**Given exercise**
Using the entries shown below, output the line containing "Write a web", the line containing "Chart.defaults.color = '#222';", and every line between them, exactly. Pictures are omitted.

**Dataset entries**
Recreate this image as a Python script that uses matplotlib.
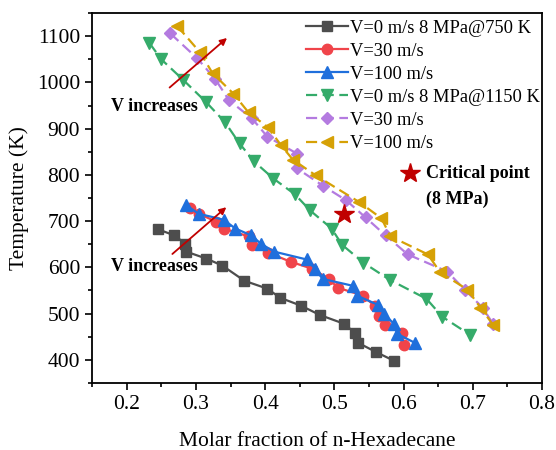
import matplotlib
matplotlib.use("Agg")
import matplotlib.pyplot as plt
from matplotlib.ticker import MultipleLocator

plt.rcParams['font.family'] = ['Liberation Serif', 'DejaVu Serif']
plt.rcParams['mathtext.fontset'] = 'stix'

# ---- data ----
x_v0_750 = [0.246, 0.269, 0.285, 0.286, 0.315, 0.338, 0.370, 0.403, 0.422, 0.452,
            0.479, 0.514, 0.530, 0.534, 0.560, 0.586]
t_v0_750 = [682, 669, 651, 634, 619, 604, 571, 554, 534, 517, 497, 478, 458, 437, 417, 398]

x_v30_750 = [0.292, 0.304, 0.329, 0.340, 0.376, 0.381, 0.404, 0.437, 0.468, 0.492,
             0.505, 0.541, 0.558, 0.564, 0.573, 0.597, 0.600]
t_v30_750 = [729, 716, 699, 684, 667, 649, 632, 612, 597, 575, 556, 539, 517, 495, 476, 458, 432]

x_v100_750 = [0.286, 0.304, 0.340, 0.357, 0.380, 0.394, 0.413, 0.460, 0.472, 0.483,
              0.527, 0.532, 0.563, 0.571, 0.586, 0.591, 0.616]
t_v100_750 = [734, 716, 703, 684, 669, 651, 634, 617, 597, 575, 560, 539, 519, 500, 478, 456, 437]

x_v0_1150 = [0.233, 0.250, 0.282, 0.315, 0.342, 0.363, 0.384, 0.412, 0.443, 0.465,
             0.496, 0.511, 0.542, 0.580, 0.633, 0.656, 0.696]
t_v0_1150 = [1085, 1050, 1005, 957, 914, 868, 829, 792, 758, 723, 684, 649, 610, 573, 532, 493, 454]

x_v30_1150 = [0.263, 0.302, 0.328, 0.348, 0.381, 0.403, 0.446, 0.446, 0.483, 0.517,
              0.545, 0.574, 0.606, 0.663, 0.688, 0.714, 0.729]
t_v30_1150 = [1106, 1052, 1007, 961, 922, 883, 846, 814, 777, 745, 708, 669, 628, 591, 552, 513, 478]

x_v100_1150 = [0.273, 0.306, 0.324, 0.354, 0.376, 0.404, 0.423, 0.440, 0.473, 0.535,
               0.568, 0.581, 0.635, 0.653, 0.692, 0.711, 0.729]
t_v100_1150 = [1122, 1065, 1020, 976, 935, 903, 864, 833, 799, 742, 706, 667, 628, 589, 552, 513, 476]

critical_x = [0.514]
critical_t = [716]

labels = ["V=0 m/s 8 MPa@750 K", "V=30 m/s", "V=100 m/s",
          "V=0 m/s 8 MPa@1150 K", "V=30 m/s", "V=100 m/s"]

fig = plt.figure(figsize=(5.56, 4.50), dpi=100)
ax = fig.add_axes([0.1655, 0.149, 0.8095, 0.822])

lw = 1.6
ms = 7
dash = (5, 2.5)
ax.plot(x_v0_750, t_v0_750, '-', color='#4d4d4d', marker='s', lw=lw, ms=ms-0.5, label=labels[0])
ax.plot(x_v30_750, t_v30_750, '-', color='#f0444a', marker='o', lw=lw, ms=ms+0.5, label=labels[1])
ax.plot(x_v100_750, t_v100_750, '-', color='#1f6fdc', marker='^', lw=lw, ms=ms+1, label=labels[2])
ax.plot(x_v0_1150, t_v0_1150, '--', color='#35ab6a', marker='v', lw=lw, ms=ms+1, label=labels[3],
        dashes=dash)
ax.plot(x_v30_1150, t_v30_1150, '--', color='#b47be0', marker='D', lw=lw, ms=ms-0.5, label=labels[4],
        dashes=dash)
ax.plot(x_v100_1150, t_v100_1150, '--', color='#d6a106', marker='<', lw=lw, ms=ms+1, label=labels[5],
        dashes=dash)

ax.plot(critical_x, critical_t, '*', color='#c00000', ms=15, zorder=5)

# legend-like critical point annotation
ax.plot([0.609], [803], '*', color='#c00000', ms=15, clip_on=False)
ax.text(0.632, 803, "Critical point", fontsize=13, fontweight='bold', va='center', ha='left')
ax.text(0.632, 748, "(8 MPa)", fontsize=13, fontweight='bold', va='center', ha='left')

# arrows
arrow_kw = dict(arrowstyle='-|>', color='#c00000', lw=1.3, mutation_scale=10)
ax.annotate('', xy=(0.348, 1100), xytext=(0.259, 985), arrowprops=arrow_kw)
ax.annotate('', xy=(0.347, 734), xytext=(0.263, 625), arrowprops=arrow_kw)
ax.text(0.1775, 947, "V increases", fontsize=13, fontweight='bold', va='center', ha='left')
ax.text(0.1775, 601, "V increases", fontsize=13, fontweight='bold', va='center', ha='left')

ax.set_xlim(0.15, 0.8)
ax.set_ylim(350, 1150)
ax.xaxis.set_minor_locator(MultipleLocator(0.05))
ax.yaxis.set_minor_locator(MultipleLocator(50))
ax.set_xticks([0.2, 0.3, 0.4, 0.5, 0.6, 0.7, 0.8])
ax.set_xticklabels(["0.2", "0.3", "0.4", "0.5", "0.6", "0.7", "0.8"])
ax.set_yticks([400, 500, 600, 700, 800, 900, 1000, 1100])
ax.tick_params(axis='both', which='major', direction='out', length=5, width=1.2, labelsize=15.5)
ax.tick_params(axis='both', which='minor', direction='out', length=3, width=1.2)
for s in ax.spines.values():
    s.set_linewidth(1.3)

ax.set_xlabel("Molar fraction of n-Hexadecane", fontsize=15.5, labelpad=13)
ax.set_ylabel("Temperature (K)", fontsize=15.5, labelpad=6)

leg = ax.legend(loc='upper right', bbox_to_anchor=(1.01, 1.0), frameon=False, fontsize=13.3,
                handlelength=2.3, handletextpad=0.1, labelspacing=0.33, borderaxespad=0.15,
                borderpad=0.2)

fig.savefig("out.png", dpi=100)
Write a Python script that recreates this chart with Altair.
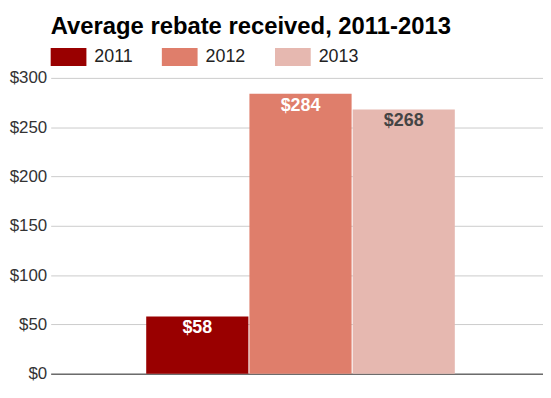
import altair as alt
import pandas as pd

years = ["2011", "2012", "2013"]
rebates = [58, 284, 268]
bar_labels = ["$58", "$284", "$268"]
bar_colors = ["#990000", "#df7e6b", "#e6b8b0"]
label_colors = ["#ffffff", "#ffffff", "#444444"]
y_ticks = [0, 50, 100, 150, 200, 250, 300]

df = pd.DataFrame({"year": years, "rebate": rebates, "label": bar_labels, "lc": label_colors})

FONT = "Liberation Sans"

x_enc = alt.X(
    "year:N",
    scale=alt.Scale(paddingInner=0.01, paddingOuter=0.89, align=0.52),
    axis=alt.Axis(labels=False, ticks=False, title=None, grid=False,
                  domainColor="#333333", domainWidth=1),
)
y_enc = alt.Y(
    "rebate:Q",
    scale=alt.Scale(domain=[0, 300], nice=False),
    axis=alt.Axis(values=y_ticks, labelExpr="'$' + datum.value", title=None,
                  domain=False, ticks=False, grid=True, gridColor="#cccccc",
                  labelFontSize=17, labelColor="#333333", labelFont=FONT, labelPadding=4),
)

bars = alt.Chart(df).mark_bar().encode(
    x=x_enc,
    y=y_enc,
    color=alt.Color(
        "year:N",
        scale=alt.Scale(domain=years, range=bar_colors),
        legend=alt.Legend(
            orient="none", legendX=0, legendY=-39, direction="horizontal", title=None,
            symbolType="M-1,-0.5H1V0.5H-1Z", symbolSize=1296, symbolStrokeWidth=0,
            symbolOpacity=1, labelFontSize=18, labelColor="#222222", labelFont=FONT,
            labelOffset=8, columnPadding=29, padding=0,
        ),
    ),
)

texts = alt.Chart(df).mark_text(
    baseline="alphabetic", dy=17, fontSize=18, fontWeight="bold", font=FONT
).encode(
    x=alt.X("year:N"),
    y=alt.Y("rebate:Q"),
    text="label:N",
    color=alt.Color("lc:N", scale=None, legend=None),
)

chart = alt.layer(bars, texts).properties(
    width=496,
    height=298,
    autosize=alt.AutoSizeParams(type="none"),
    padding={"left": 43, "top": 69, "right": 0, "bottom": 12},
    title=alt.TitleParams(
        "Average rebate received, 2011-2013", anchor="start", frame="group",
        font=FONT, fontSize=24, fontWeight="bold", color="#000000", dx=0, dy=24,
        offset=5, baseline="alphabetic",
    ),
).configure_view(stroke=None)

chart.save("out.html", embed_options={"renderer": "svg", "actions": False})
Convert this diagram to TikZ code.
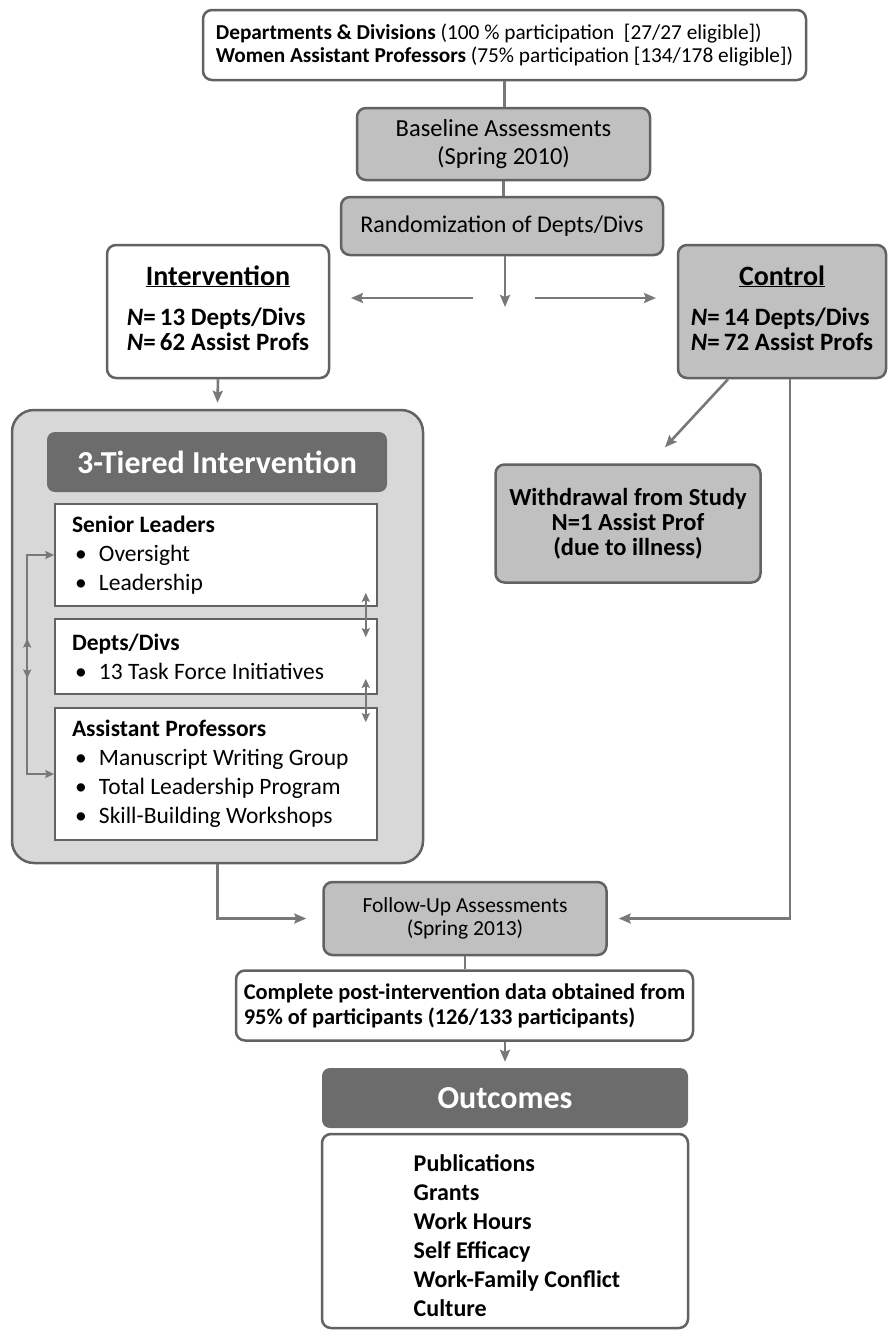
\documentclass[tikz,border=0pt]{standalone}
\usepackage{fontspec}
\setmainfont{Carlito}
\usetikzlibrary{arrows.meta}
\definecolor{boxgray}{RGB}{192,192,192}
\definecolor{tiergray}{RGB}{216,216,216}
\definecolor{headgray}{RGB}{108,108,108}
\definecolor{edgegray}{RGB}{98,98,98}
\definecolor{linegray}{RGB}{120,120,120}
\newcommand\itm[1]{\hspace*{3pt}\makebox[24pt][l]{\textbullet}#1}
\newcommand\Nis{\textit{N}=\,}
\begin{document}
\begin{tikzpicture}[x=1pt,y=-1pt,
	box/.style={draw=edgegray,line width=2.5pt,rounded corners=9pt,inner sep=0pt},
	greybox/.style={box,fill=boxgray},
	whitebox/.style={box,fill=white},
	darkbox/.style={rounded corners=8pt,fill=headgray,text=white,inner sep=0pt,font=\fontsize{32}{34}\selectfont\bfseries},
	tierbox/.style={draw=edgegray,line width=1.6pt,fill=white,inner sep=0pt,inner xsep=17pt,text width=288pt,align=flush left,minimum width=322pt,font=\fontsize{23.5}{29}\selectfont},
	link/.style={draw=linegray,line width=2.6pt},
	thin link/.style={draw=linegray,line width=1.8pt},
	tip/.tip={Stealth[length=12pt,width=10pt,inset=2pt]},
	small tip/.tip={Stealth[length=9pt,width=8pt,inset=1.5pt]}]
	\useasboundingbox (0,0) rectangle (889,1334);
	% top of the study
	\node[whitebox,minimum width=603pt,minimum height=70pt,align=left,font=\fontsize{21.3}{23}\selectfont] (top) at (504.5,45)
	{\textbf{Departments \& Divisions} (100 \% participation\ \ [27/27 eligible])\\
	\textbf{Women Assistant Professors} (75\% participation [134/178 eligible])};
	\node[greybox,minimum width=293pt,minimum height=72pt,align=center,font=\fontsize{24.5}{28}\selectfont] (base) at (503.5,144)
	{Baseline Assessments\\(Spring 2010)};
	\node[greybox,minimum width=322pt,minimum height=58pt,font=\fontsize{24}{24}\selectfont] (rand) at (502,226)
	{Randomization of Depts/Divs};
	\node[whitebox,minimum width=222pt,minimum height=133pt,font=\fontsize{25}{25}\selectfont\bfseries] (interv) at (218,311.5)
	{\begin{tabular}{@{}l@{}}\multicolumn{1}{@{}c@{}}{\fontsize{28}{28}\selectfont\underline{Intervention}}\\[15pt]
	\Nis13 Depts/Divs\\ \Nis62 Assist Profs\end{tabular}};
	\node[greybox,minimum width=208pt,minimum height=133pt,font=\fontsize{25}{25}\selectfont\bfseries] (ctrl) at (782,311.5)
	{\begin{tabular}{@{}l@{}}\multicolumn{1}{@{}c@{}}{\fontsize{28}{28}\selectfont\underline{Control}}\\[15pt]
	\Nis14 Depts/Divs\\ \Nis72 Assist Profs\end{tabular}};
	% the three tiers
	\node[draw=edgegray,line width=2.5pt,fill=tiergray,rounded corners=22pt,minimum width=411pt,minimum height=453pt] (tier) at (217.5,636.5) {};
	\node[darkbox,minimum width=340pt,minimum height=60pt] (tierhead) at (217,462) {3-Tiered Intervention};
	\node[tierbox,minimum height=102pt] (senior) at (216,555)
	{\textbf{Senior Leaders}\\ \itm{Oversight}\\ \itm{Leadership}};
	\node[tierbox,minimum height=75pt] (depts) at (216,656.5)
	{\textbf{Depts/Divs}\\ \itm{13 Task Force Initiatives}};
	\node[tierbox,minimum height=132pt] (assist) at (216,774)
	{\textbf{Assistant Professors}\\ \itm{Manuscript Writing Group}\\ \itm{Total Leadership Program}\\ \itm{Skill-Building Workshops}};
	\node[greybox,minimum width=265pt,minimum height=118pt,align=center,font=\fontsize{24.5}{25}\selectfont\bfseries] (withdraw) at (628,523.5)
	{Withdrawal from Study\\N=1 Assist Prof\\(due to illness)};
	% follow-up and outcomes
	\node[greybox,minimum width=283pt,minimum height=73pt,align=center,font=\fontsize{21.5}{23}\selectfont] (follow) at (465,918.5)
	{Follow-Up Assessments\\(Spring 2013)};
	\node[whitebox,minimum width=457pt,minimum height=70pt,align=left,font=\fontsize{22.4}{25}\selectfont\bfseries] (complete) at (464.5,1005.5)
	{Complete post-intervention data obtained from\\95\% of participants (126/133 participants)};
	\node[darkbox,minimum width=366pt,minimum height=60pt] (outhead) at (505,1098) {Outcomes};
	\node[whitebox,minimum width=366pt,minimum height=194pt,font=\fontsize{24}{29}\selectfont\bfseries] (outlist) at (505,1231)
	{\begin{tabular}{@{\hspace{24pt}}l@{}}\noalign{\vskip14pt}Publications\\Grants\\Work Hours\\Self Efficacy\\Work-Family Conflict\\Culture\end{tabular}};
	% connectors
	\coordinate (split) at (505,307);
	\coordinate (toint) at (351,298);
	\coordinate (toctl) at (656,298);
	\draw[link] (top.south) -- (top.south |- base.north);
	\draw[link] (base.south) -- (base.south |- rand.north);
	\draw[link,-tip] (rand.south -| split) -- (split);
	\draw[link,-tip] (473,298) -- (toint);
	\draw[link,-tip] (535,298) -- (toctl);
	\draw[link,-tip] (interv.south) -- ([yshift=6pt]tier.north);
	\draw[link,-tip] ([xshift=-54pt]ctrl.south) -- ([xshift=37pt,yshift=16pt]withdraw.north);
	\draw[link,-tip] ([xshift=8pt]ctrl.south) |- ([xshift=11pt]follow.east);
	\draw[link,-tip] (tier.south) |- ([xshift=-16pt]follow.west);
	\draw[link] (follow.south) -- (follow.south |- complete.north);
	\draw[link,-tip] (outhead.north |- complete.south) -- ([yshift=6pt]outhead.north);
	\draw[thin link,small tip-small tip] (senior.west) -- ++(-27,0) |- (assist.west);
	\draw[thin link,small tip-small tip] ([xshift=-27pt,yshift=18pt]depts.west) -- ([xshift=-27pt,yshift=-22pt]depts.west);
	\draw[thin link,small tip-small tip] ([xshift=-12pt,yshift=14pt]senior.south east) -- ([xshift=-12pt,yshift=-19pt]depts.north east);
	\draw[thin link,small tip-small tip] ([xshift=-12pt,yshift=16pt]depts.south east) -- ([xshift=-12pt,yshift=-15pt]assist.north east);
\end{tikzpicture}
\end{document}
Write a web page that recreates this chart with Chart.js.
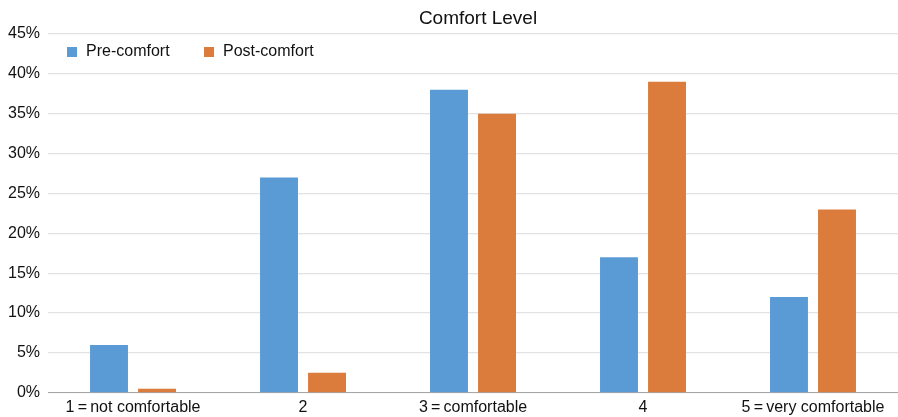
<!DOCTYPE html>
<html>
<head>
<meta charset="utf-8">
<script src="https://cdn.jsdelivr.net/npm/chart.js@4"></script>
<style>
html,body{margin:0;padding:0;background:#fff;}
#wrap{width:898px;height:417px;}
</style>
</head>
<body>
<div id="wrap"><canvas id="c"></canvas></div>
<script>
const categories = ["1\u2009=\u2009not comfortable", "2", "3\u2009=\u2009comfortable", "4", "5\u2009=\u2009very comfortable"];
const preComfort = [6, 27, 38, 17, 12];
const postComfort = [0.5, 2.5, 35, 39, 23];
const yTicks = [0, 5, 10, 15, 20, 25, 30, 35, 40, 45];
const chartTitle = 'Comfort Level';

const FONT = "'Liberation Sans', Arial, Helvetica, sans-serif";
Chart.defaults.font.family = FONT;
Chart.defaults.color = '#222';

const decorations = {
  id: 'decorations',
  afterDraw(chart) {
    const ctx = chart.ctx;
    const a = chart.chartArea;
    ctx.save();
    // title, centred over the plot area
    ctx.font = '19px ' + FONT;
    ctx.fillStyle = '#111';
    ctx.textAlign = 'center';
    ctx.textBaseline = 'middle';
    ctx.fillText(chartTitle, (a.left + a.right) / 2 + 5, a.top - 15);
    // legend inside the plot area
    const y = a.top + 18;
    let x = a.left + 19;
    ctx.font = '16px ' + FONT;
    ctx.textAlign = 'left';
    chart.data.datasets.forEach(ds => {
      ctx.fillStyle = ds.backgroundColor;
      ctx.fillRect(x, y - 5, 10, 10);
      ctx.fillStyle = '#111';
      ctx.fillText(ds.label, x + 19, y);
      x += 137;
    });
    ctx.restore();
  }
};

new Chart(document.getElementById('c'), {
  type: 'bar',
  data: {
    labels: categories,
    datasets: [
      { label: 'Pre-comfort', data: preComfort, backgroundColor: '#5b9bd5', borderWidth: 0 },
      { label: 'Post-comfort', data: postComfort, backgroundColor: '#db7c3c', borderWidth: 0 }
    ]
  },
  plugins: [decorations],
  options: {
    responsive: true,
    maintainAspectRatio: false,
    animation: false,
    datasets: { bar: { categoryPercentage: 0.565, barPercentage: 0.79 } },
    layout: { padding: { left: 0, right: 0, top: 34, bottom: -5 } },
    plugins: {
      title: { display: false },
      legend: { display: false },
      tooltip: { enabled: false }
    },
    scales: {
      x: {
        grid: { display: false, drawTicks: false },
        border: { display: true, color: '#a6a6a6', width: 1 },
        ticks: { font: { size: 16 }, color: '#111', padding: 5, maxRotation: 0, autoSkip: false }
      },
      y: {
        min: 0, max: 45,
        afterBuildTicks: (s) => { s.ticks = yTicks.map(v => ({ value: v })); },
        grid: { color: '#e2e2e2', lineWidth: 1.2, drawTicks: false },
        border: { display: false },
        ticks: { font: { size: 16 }, color: '#111', padding: 8, callback: v => v + '%' }
      }
    }
  }
});
</script>
</body>
</html>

**Final result**
Write a web page that recreates this chart with Chart.js.
<!DOCTYPE html>
<html>
<head>
<meta charset="utf-8">
<script src="https://cdn.jsdelivr.net/npm/chart.js@4"></script>
<style>
html,body{margin:0;padding:0;background:#fff;}
#wrap{width:898px;height:417px;}
</style>
</head>
<body>
<div id="wrap"><canvas id="c"></canvas></div>
<script>
const categories = ["1\u2009=\u2009not comfortable", "2", "3\u2009=\u2009comfortable", "4", "5\u2009=\u2009very comfortable"];
const preComfort = [6, 27, 38, 17, 12];
const postComfort = [0.5, 2.5, 35, 39, 23];
const yTicks = [0, 5, 10, 15, 20, 25, 30, 35, 40, 45];
const chartTitle = 'Comfort Level';

const FONT = "'Liberation Sans', Arial, Helvetica, sans-serif";
Chart.defaults.font.family = FONT;
Chart.defaults.color = '#222';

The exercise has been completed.